TOKYO - A century after an indigenous baseball team from eastern Taiwan toured Japan during the colonial era, the sport has become a lasting bridge between the two sides.
From the Noko team formed in the 1920s, through high school success at Japan's Koshien and the cultural legacy of Kano, to Taiwan's 2024 Premier12 world title, generations of players have moved along a shared path shaped by baseball, education and exchange.
A faded photograph captures players in uniforms marked with the word Noko across the chest. Beneath the image, their indigenous names are written in katakana.
The team was the Noko team (also known as Nenggao), formed in 1923 in Hualien on the east coast of Taiwan, primarily by young Amis players. Two years later, in 1925, they toured mainland Japan, recording three wins, four losses and one draw.
The team had been organized under Japanese officials stationed in Hualien. Kyoko Matsuda, a professor at Nanzan University who has studied the Noko team, points to the intent of the colonial authorities behind its creation.
She says it was likely part of a broader policy by the Taiwan Governor General's Office aimed at promoting the education of indigenous people through structured activities such as sport.
In 1926, three players from the team were recruited by Heian Junior High School in Kyoto, now Ryukoku University Heian High School. All three went on to compete in the prestigious Koshien high school baseball tournament, helping to lay the foundation of a team that would later claim four national championships across spring and summer tournaments.
Hundreds of kilometers away, in Chiayi City west of Hualien across a mountainous region, baseball is still commemorated in public monuments.
They mark the legacy of Chiayi Agricultural and Forestry Junior High School, known as Kano, which made its first appearance at the summer Koshien tournament in 1931 and finished as runner-up, led by ace pitcher Wu Ming-chieh.
The team, a rare mix of indigenous, Han Chinese and Japanese players, has since been immortalized in the 2014 Taiwanese film "KANO," which depicts their struggles and rise.
Among the players trained by coach Hyotaro Kondo, a graduate of Matsuyama Commercial Junior High School, were four indigenous members. Their success unfolded against the backdrop of Japanese rule in Taiwan.
Just a year earlier, in 1930, the Musha Incident had taken place in the mountainous regions, when indigenous residents rose up against long-standing discrimination before being suppressed by Japanese military and police forces.
Historian Andrew D. Morris, in his book "Colonial Project: A History of Baseball in Taiwan" has argued that the aftermath of the incident created pressure on both the colonial authorities and Taiwanese society, with baseball becoming a cultural space through which tensions and aspirations were expressed.
The legacy of Kano continues today through its successor, the Chiayi University baseball team, one of the strongest in Taiwan.

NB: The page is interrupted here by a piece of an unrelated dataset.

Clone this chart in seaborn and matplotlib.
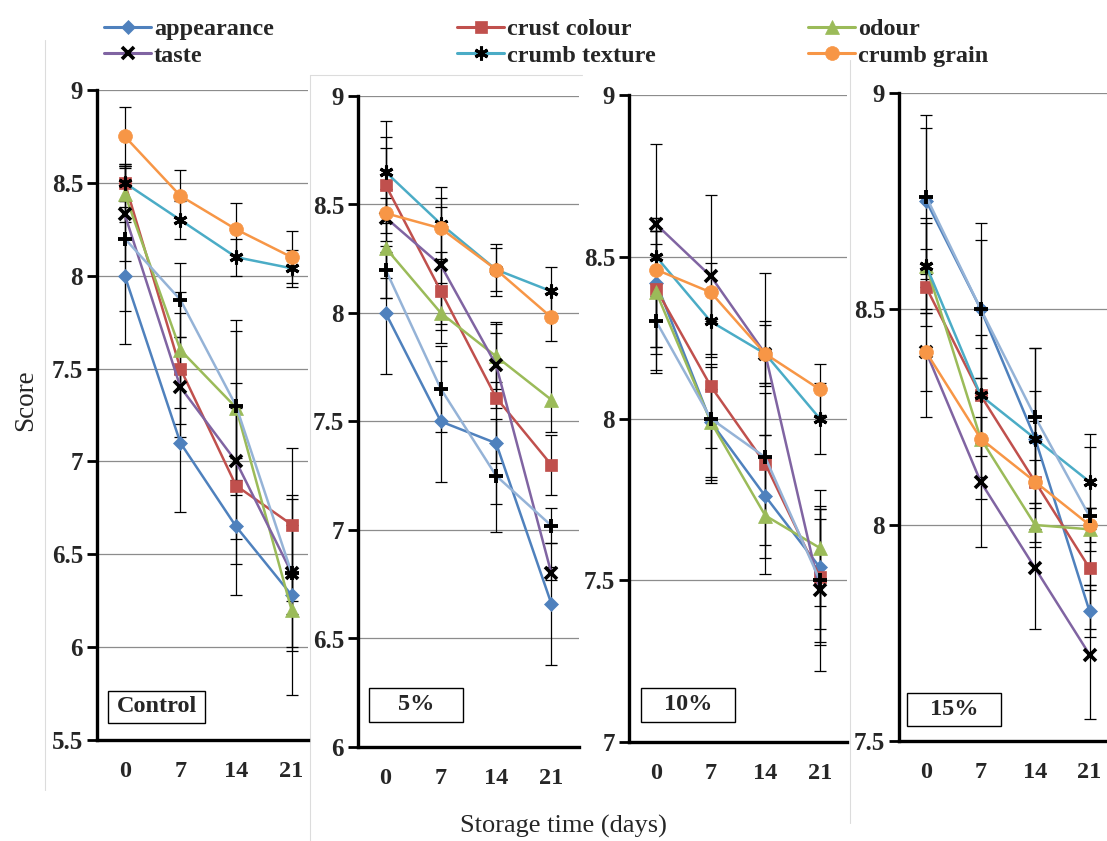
import numpy as np
import pandas as pd
import matplotlib
matplotlib.use("Agg")
import matplotlib.pyplot as plt
import seaborn as sns
from matplotlib.lines import Line2D
from matplotlib.patches import Rectangle
from matplotlib.ticker import FixedLocator, FuncFormatter

# ---------------- data ----------------
days = [0, 7, 14, 21]
attributes = ["appearance", "crust colour", "odour", "taste",
              "crumb texture", "crumb grain", "overall acceptability"]
panel_labels = ["Control", "5%", "10%", "15%"]

control_scores = [
    [8.00, 7.10, 6.65, 6.28],
    [8.50, 7.50, 6.87, 6.66],
    [8.44, 7.60, 7.29, 6.20],
    [8.33, 7.40, 7.00, 6.40],
    [8.50, 8.30, 8.10, 8.04],
    [8.75, 8.43, 8.25, 8.10],
    [8.20, 7.87, 7.30, 6.40],
]
control_err = [
    [0.37, 0.37, 0.37, 0.10],
    [0.10, 0.30, 0.42, 0.41],
    [0.15, 0.31, 0.47, 0.46],
    [0.25, 0.27, 0.42, 0.40],
    [0.10, 0.10, 0.10, 0.10],
    [0.16, 0.14, 0.14, 0.14],
    [0.39, 0.20, 0.40, 0.42],
]
p5_scores = [
    [8.00, 7.50, 7.40, 6.66],
    [8.59, 8.10, 7.61, 7.30],
    [8.30, 8.00, 7.80, 7.60],
    [8.44, 8.22, 7.76, 6.80],
    [8.65, 8.41, 8.20, 8.10],
    [8.46, 8.39, 8.20, 7.98],
    [8.20, 7.65, 7.25, 7.02],
]
p5_err = [
    [0.28, 0.28, 0.28, 0.28],
    [0.22, 0.18, 0.30, 0.14],
    [0.23, 0.14, 0.15, 0.15],
    [0.13, 0.27, 0.20, 0.03],
    [0.235, 0.17, 0.12, 0.11],
    [0.30, 0.14, 0.10, 0.11],
    [0.13, 0.20, 0.26, 0.08],
]
p10_scores = [
    [8.42, 7.99, 7.76, 7.54],
    [8.40, 8.10, 7.86, 7.51],
    [8.39, 7.99, 7.70, 7.60],
    [8.60, 8.44, 8.20, 7.47],
    [8.50, 8.30, 8.20, 8.00],
    [8.46, 8.39, 8.20, 8.09],
    [8.30, 8.00, 7.88, 7.50],
]
p10_err = [
    [0.20, 0.17, 0.19, 0.19],
    [0.18, 0.30, 0.25, 0.21],
    [0.19, 0.18, 0.18, 0.18],
    [0.02, 0.25, 0.09, 0.25],
    [0.35, 0.10, 0.10, 0.11],
    [0.08, 0.09, 0.25, 0.08],
    [0.16, 0.09, 0.20, 0.19],
]
p15_scores = [
    [8.75, 8.50, 8.20, 7.80],
    [8.55, 8.30, 8.10, 7.90],
    [8.60, 8.20, 8.00, 7.99],
    [8.40, 8.10, 7.90, 7.70],
    [8.60, 8.30, 8.20, 8.10],
    [8.40, 8.20, 8.10, 8.00],
    [8.76, 8.50, 8.25, 8.02],
]
p15_err = [
    [0.17, 0.16, 0.21, 0.06],
    [0.09, 0.14, 0.14, 0.14],
    [0.11, 0.14, 0.05, 0.05],
    [0.15, 0.15, 0.14, 0.15],
    [0.10, 0.11, 0.11, 0.11],
    [0.09, 0.09, 0.05, 0.04],
    [0.19, 0.20, 0.16, 0.16],
]
panel_scores = [control_scores, p5_scores, p10_scores, p15_scores]
panel_errs = [control_err, p5_err, p10_err, p15_err]

rows = []
for pl, sc, er in zip(panel_labels, panel_scores, panel_errs):
    for ai, att in enumerate(attributes):
        for di, d in enumerate(days):
            rows.append(dict(panel=pl, attribute=att, pos=di, day=d,
                             score=sc[ai][di], err=er[ai][di]))
df = pd.DataFrame(rows)

# ---------------- styles ----------------
line_colors = ["#4F81BD", "#C0504D", "#9BBB59", "#8064A2",
               "#4BACC6", "#F79646", "#95B3D7"]
mk_colors = ["#4F81BD", "#C0504D", "#9BBB59", "black",
             "black", "#F79646", "black"]
mk_shapes = ["D", "s", "^", "x", (6, 2, 0), "o", "+"]
mk_sizes = [7, 9, 10, 9, 10, 10, 10]
mk_mew = [0.5, 0.5, 0.5, 2.6, 2.2, 0.5, 2.8]

sns.set_style("white")
plt.rcParams["font.family"] = ["Liberation Serif", "DejaVu Serif"]
plt.rcParams["font.weight"] = "bold"

W, H = 1107, 841
fig = plt.figure(figsize=(W / 100, H / 100), dpi=100)
fig.patch.set_facecolor("white")

def px_axes(left, top, right, bottom):
    return fig.add_axes([left / W, 1 - bottom / H, (right - left) / W, (bottom - top) / H])

# left, top, right, bottom, ymin, xmax
panel_geom = [
    (97, 90, 308, 740, 5.5, 3.295),
    (358, 96, 579, 747, 6.0, 3.5),
    (629, 95, 847, 742, 7.0, 3.5),
    (899, 93, 1107, 741, 7.5, 3.32),
]
label_boxes = [
    (108, 691, 205, 723),
    (369, 688, 463, 722),
    (641, 688, 735, 722),
    (907, 693, 1001, 726),
]

# faint image borders of the composed figure
for (x0, y0, x1, y1) in [(45, 40, 45, 790), (310, 75, 310, 841), (310, 75, 582, 75), (850, 60, 850, 823)]:
    fig.add_artist(Line2D([x0 / W, x1 / W], [1 - y0 / H, 1 - y1 / H],
                          color="#dcdcdc", lw=0.8, transform=fig.transFigure, zorder=-1))

for pi, (pl, geom) in enumerate(zip(panel_labels, panel_geom)):
    left, top, right, bottom, ymin, xmax = geom
    ax = px_axes(left, top, right, bottom)
    ax.set_facecolor("white")
    sub_p = df[df.panel == pl]
    for ai, att in enumerate(attributes):
        sub = sub_p[sub_p.attribute == att]
        ax.errorbar(sub.pos, sub.score, yerr=sub.err, fmt="none", ecolor="black",
                    elinewidth=0.9, capsize=4.3, capthick=0.9, zorder=3 + ai * 0.1)
    for ai, att in enumerate(attributes):
        sub = sub_p[sub_p.attribute == att]
        sns.lineplot(data=sub, x="pos", y="score", ax=ax, color=line_colors[ai],
                     lw=1.8, marker=mk_shapes[ai], markersize=mk_sizes[ai],
                     markerfacecolor=mk_colors[ai], markeredgecolor=mk_colors[ai],
                     markeredgewidth=mk_mew[ai], errorbar=None, legend=False,
                     zorder=4 + ai * 0.1, clip_on=True)
    ax.set_xlabel("")
    ax.set_ylabel("")
    ax.set_xlim(-0.5, xmax)
    ax.set_ylim(ymin, 9)
    ax.yaxis.set_major_locator(FixedLocator(np.arange(ymin, 9.001, 0.5)))
    ax.yaxis.set_major_formatter(FuncFormatter(lambda v, p: f"{v:g}"))
    ax.grid(axis="y", color="#8c8c8c", lw=0.9)
    ax.grid(axis="x", visible=False)
    ax.set_axisbelow(True)
    ax.set_xticks(range(len(days)))
    ax.set_xticklabels([str(d) for d in days])
    bnd = [b for b in np.arange(-0.5, 3.51, 1.0) if b <= xmax + 1e-6]
    ax.set_xticks(bnd, minor=True)
    ax.tick_params(axis="x", which="major", length=0, pad=15, labelsize=17.5)
    ax.tick_params(axis="x", which="minor", length=7, width=2, direction="out", color="black")
    ax.tick_params(axis="y", which="major", length=7, width=2, direction="out",
                   pad=3, labelsize=18, color="black", left=True)
    for s in ["top", "right"]:
        ax.spines[s].set_visible(False)
    for s in ["left", "bottom"]:
        ax.spines[s].set_linewidth(2.4)
        ax.spines[s].set_color("black")
    # panel label box
    bx0, by0, bx1, by1 = label_boxes[pi]
    fig.add_artist(Rectangle((bx0 / W, 1 - by1 / H), (bx1 - bx0) / W, (by1 - by0) / H,
                             transform=fig.transFigure, facecolor="white",
                             edgecolor="black", lw=1.0, zorder=5))
    fig.text((bx0 + bx1) / 2 / W, 1 - (by0 + by1) / 2 / H, pl, ha="center", va="center",
             fontsize=17.5, fontweight="bold", zorder=6)

# axis titles
fig.text(26 / W, 1 - 400 / H, "Score", rotation=90, ha="center", va="center",
         fontsize=19.5, fontweight="normal")
fig.text(563 / W, 1 - 826 / H, "Storage time (days)", ha="center", va="center",
         fontsize=19, fontweight="normal")

# legend: three columns, two rows
def handle(i):
    return Line2D([], [], color=line_colors[i], lw=2.2, marker=mk_shapes[i],
                  markersize=mk_sizes[i], markerfacecolor=mk_colors[i],
                  markeredgecolor=mk_colors[i], markeredgewidth=mk_mew[i])

legend_cols = [([0, 3], 104), ([1, 4], 457), ([2, 5], 808)]
for idx, xpx in legend_cols:
    fig.legend([handle(i) for i in idx], [attributes[i] for i in idx],
               loc="upper left", bbox_to_anchor=(xpx / W, 1 - 18 / H),
               frameon=False, handlelength=1.95, handletextpad=0.1,
               labelspacing=0.2, borderpad=0, borderaxespad=0,
               prop=dict(weight="bold", size=17.5))

fig.savefig("out.png", dpi=100, facecolor="white")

On its green campus, indigenous vice captain Chao Chia-cheng reflects on that history.
After watching the film "KANO," he says he came to understand "the spirit of never giving up until the very end," and feels a strong connection with the players who once lifted a struggling team to prominence.
That cross-strait sporting connection continues to shape younger generations. Li Wen-hsun, who studied at Meishu Gakuen Hitachi High School in Ibaraki Prefecture, a school with a long history in the Koshien tournament, played as the cleanup hitter before passing the entrance exam to the University of Tokyo this spring. He has since joined its baseball team.
"When I was in elementary school, I watched the movie 'KANO' and thought baseball was wonderful," he said. "I also aspire to play in Japanese professional baseball. I want to help promote Asian baseball."
A century earlier, three indigenous players crossed to Japan to study at Heian Junior High School. Today, their echoes remain in the ambitions of a new generation of Taiwanese athletes whose journeys continue to be shaped by baseball, memory and exchange across the sea.